Körner finished the Faculty 73 program last March and gained a full-time offer from Volkswagen to do back-office IT work.

“For now, I am just having fun. I want to grow further as a software developer, as a product owner. These are interesting times at VW as it turns its focus to electric vehicles. It’s just what I had ever wished for,” he added.

Volkswagen’s programs extend to budding IT professionals, software developers, and other talents that will be needed as the industry moves to software and electric vehicles — like the ones Tesla has made standard.

And with Volkswagen recently announcing plans to use Argo AI self-driving software, as reported earlier this month by CarBuzz, the automaker’s going to need all the software help it can get if it hopes to catch up with all that Tesla has done.

Most companies’ current standards for self-driving can be traced back to Tesla’s business model, and their move to create AI solutions for problems on the road.

To be sure, Tesla’s software is far from perfect. According to Jalopnik, Tesla is even being ordered by German courts to buy back a Model 3 from one buyer, who likened the Autopilot system to a “drunk novice driver.”

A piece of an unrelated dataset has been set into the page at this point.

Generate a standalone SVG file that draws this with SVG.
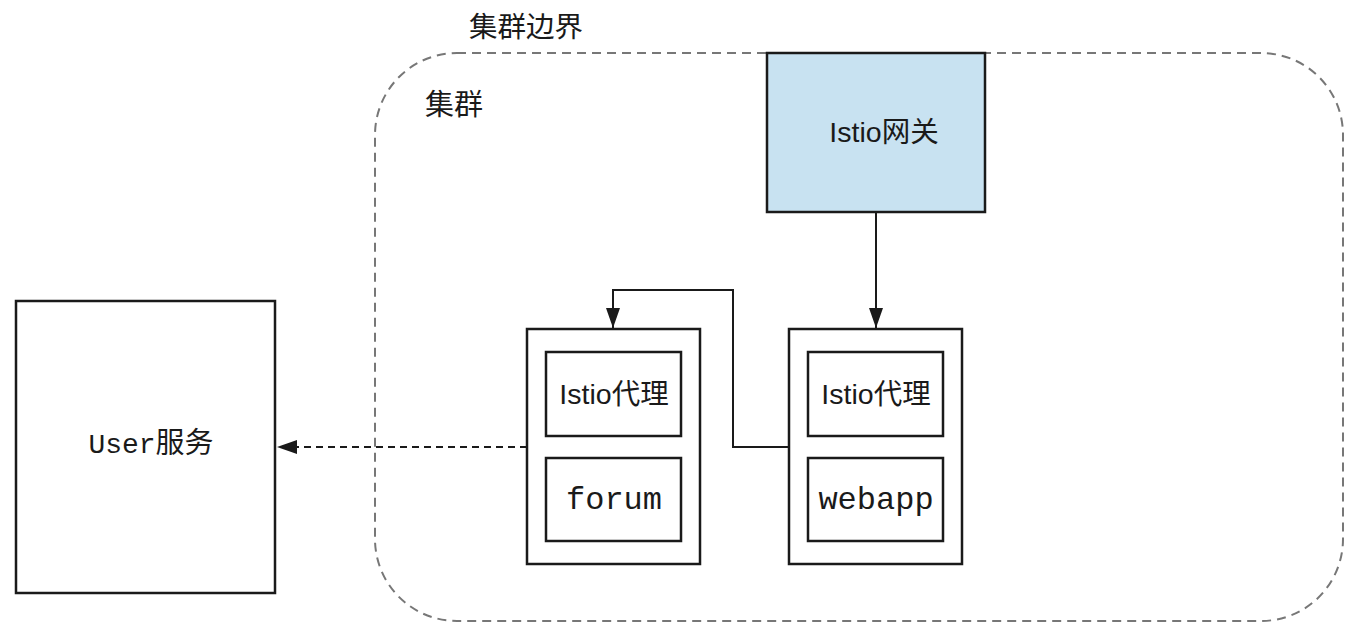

However, no other company is or has been testing autonomous driving or driver assistance systems to the extent that Tesla has. Autopilot was introduced in 2016, and the even-more-robust Full Self-Driving beta was shared in 2020, and later expanded to a wider audience in 2021.

Neither of Tesla’s advanced driver assistance systems is perfect (which some might expect at the FSD beta’s hefty price point of $12,000), but it’s worth noting that they’re being tested widely and regularly, especially when compared with those of other automakers such as Volkswagen.